Information provided ->
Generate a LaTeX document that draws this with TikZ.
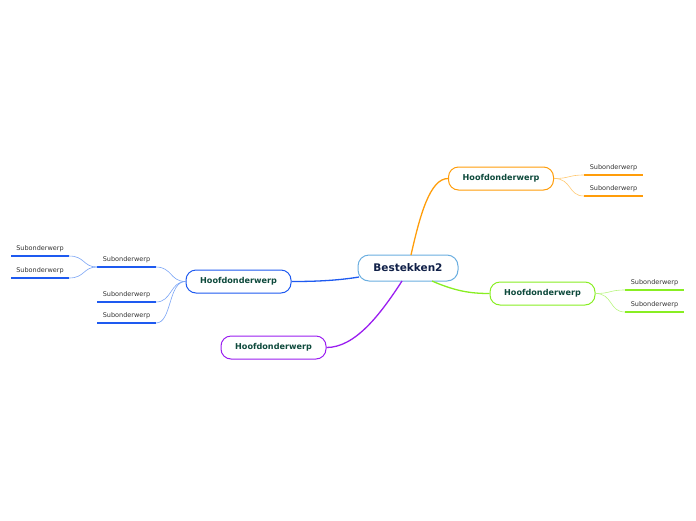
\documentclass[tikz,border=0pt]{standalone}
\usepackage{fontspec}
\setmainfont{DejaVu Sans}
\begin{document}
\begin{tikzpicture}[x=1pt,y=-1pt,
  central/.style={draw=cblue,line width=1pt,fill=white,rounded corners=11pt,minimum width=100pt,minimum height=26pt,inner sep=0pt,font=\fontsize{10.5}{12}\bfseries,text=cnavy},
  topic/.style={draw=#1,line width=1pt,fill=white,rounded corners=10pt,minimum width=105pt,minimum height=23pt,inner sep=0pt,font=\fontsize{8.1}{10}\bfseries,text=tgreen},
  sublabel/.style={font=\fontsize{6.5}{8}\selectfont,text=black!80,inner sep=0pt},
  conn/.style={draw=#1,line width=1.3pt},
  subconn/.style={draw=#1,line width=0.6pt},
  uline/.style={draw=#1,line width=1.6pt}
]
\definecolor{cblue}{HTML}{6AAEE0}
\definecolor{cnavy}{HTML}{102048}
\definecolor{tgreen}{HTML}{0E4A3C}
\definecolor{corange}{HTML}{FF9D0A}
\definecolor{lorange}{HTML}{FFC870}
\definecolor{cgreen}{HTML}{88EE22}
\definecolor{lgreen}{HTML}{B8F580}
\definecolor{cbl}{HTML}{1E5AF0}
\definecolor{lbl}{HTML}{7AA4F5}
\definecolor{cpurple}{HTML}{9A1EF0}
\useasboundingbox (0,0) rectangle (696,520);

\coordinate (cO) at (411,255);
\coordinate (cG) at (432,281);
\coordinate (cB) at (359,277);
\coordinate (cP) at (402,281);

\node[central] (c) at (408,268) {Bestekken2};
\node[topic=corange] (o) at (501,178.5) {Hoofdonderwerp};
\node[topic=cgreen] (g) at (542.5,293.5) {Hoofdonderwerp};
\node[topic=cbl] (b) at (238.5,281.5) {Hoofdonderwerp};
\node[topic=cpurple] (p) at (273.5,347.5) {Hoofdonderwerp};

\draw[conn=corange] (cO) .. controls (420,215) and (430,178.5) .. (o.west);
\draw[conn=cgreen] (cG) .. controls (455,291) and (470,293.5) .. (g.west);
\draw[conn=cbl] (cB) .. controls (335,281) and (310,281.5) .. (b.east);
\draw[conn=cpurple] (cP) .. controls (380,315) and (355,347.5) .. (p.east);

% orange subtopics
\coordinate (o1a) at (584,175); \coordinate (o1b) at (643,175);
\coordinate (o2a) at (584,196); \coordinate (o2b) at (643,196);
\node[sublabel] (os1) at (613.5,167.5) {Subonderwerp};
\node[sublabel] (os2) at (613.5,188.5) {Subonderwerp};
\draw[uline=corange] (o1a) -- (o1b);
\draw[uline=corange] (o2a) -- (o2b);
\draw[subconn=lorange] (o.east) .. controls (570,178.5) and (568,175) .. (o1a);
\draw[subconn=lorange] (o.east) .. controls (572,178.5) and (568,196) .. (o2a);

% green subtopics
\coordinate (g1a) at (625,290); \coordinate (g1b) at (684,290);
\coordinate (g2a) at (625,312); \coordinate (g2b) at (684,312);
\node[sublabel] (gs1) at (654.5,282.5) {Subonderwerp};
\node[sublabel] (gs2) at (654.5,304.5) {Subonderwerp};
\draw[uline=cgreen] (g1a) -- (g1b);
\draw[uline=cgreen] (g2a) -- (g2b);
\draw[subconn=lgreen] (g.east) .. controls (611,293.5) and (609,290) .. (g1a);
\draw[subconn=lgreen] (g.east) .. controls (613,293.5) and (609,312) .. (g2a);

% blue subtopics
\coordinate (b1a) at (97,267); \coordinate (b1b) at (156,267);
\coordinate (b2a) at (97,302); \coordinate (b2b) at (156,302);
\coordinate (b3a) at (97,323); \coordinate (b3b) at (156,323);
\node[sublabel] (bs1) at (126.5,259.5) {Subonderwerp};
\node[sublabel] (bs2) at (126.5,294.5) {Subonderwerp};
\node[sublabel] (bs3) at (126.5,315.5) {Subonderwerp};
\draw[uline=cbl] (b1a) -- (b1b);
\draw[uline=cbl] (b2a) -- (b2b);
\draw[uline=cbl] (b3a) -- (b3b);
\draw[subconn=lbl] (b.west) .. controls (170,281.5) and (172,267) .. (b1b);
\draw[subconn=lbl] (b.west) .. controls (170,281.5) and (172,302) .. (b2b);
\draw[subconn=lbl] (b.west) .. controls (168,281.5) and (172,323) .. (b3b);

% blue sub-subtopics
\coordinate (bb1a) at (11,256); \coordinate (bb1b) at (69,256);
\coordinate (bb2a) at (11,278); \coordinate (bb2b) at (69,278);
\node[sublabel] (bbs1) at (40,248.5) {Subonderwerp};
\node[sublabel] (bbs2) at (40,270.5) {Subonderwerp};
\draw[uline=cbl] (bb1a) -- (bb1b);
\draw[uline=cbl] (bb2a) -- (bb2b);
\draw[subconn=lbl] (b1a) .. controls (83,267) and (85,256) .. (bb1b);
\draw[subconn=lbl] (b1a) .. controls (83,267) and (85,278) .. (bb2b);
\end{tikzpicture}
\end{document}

Given task -> Everything from the first line of the listing above through the line that contains "(cP) at (402,281);" is to be restated word for word, minus the pictures.

The result ->
Generate a LaTeX document that draws this with TikZ.
\documentclass[tikz,border=0pt]{standalone}
\usepackage{fontspec}
\setmainfont{DejaVu Sans}
\begin{document}
\begin{tikzpicture}[x=1pt,y=-1pt,
  central/.style={draw=cblue,line width=1pt,fill=white,rounded corners=11pt,minimum width=100pt,minimum height=26pt,inner sep=0pt,font=\fontsize{10.5}{12}\bfseries,text=cnavy},
  topic/.style={draw=#1,line width=1pt,fill=white,rounded corners=10pt,minimum width=105pt,minimum height=23pt,inner sep=0pt,font=\fontsize{8.1}{10}\bfseries,text=tgreen},
  sublabel/.style={font=\fontsize{6.5}{8}\selectfont,text=black!80,inner sep=0pt},
  conn/.style={draw=#1,line width=1.3pt},
  subconn/.style={draw=#1,line width=0.6pt},
  uline/.style={draw=#1,line width=1.6pt}
]
\definecolor{cblue}{HTML}{6AAEE0}
\definecolor{cnavy}{HTML}{102048}
\definecolor{tgreen}{HTML}{0E4A3C}
\definecolor{corange}{HTML}{FF9D0A}
\definecolor{lorange}{HTML}{FFC870}
\definecolor{cgreen}{HTML}{88EE22}
\definecolor{lgreen}{HTML}{B8F580}
\definecolor{cbl}{HTML}{1E5AF0}
\definecolor{lbl}{HTML}{7AA4F5}
\definecolor{cpurple}{HTML}{9A1EF0}
\useasboundingbox (0,0) rectangle (696,520);

\coordinate (cO) at (411,255);
\coordinate (cG) at (432,281);
\coordinate (cB) at (359,277);
\coordinate (cP) at (402,281);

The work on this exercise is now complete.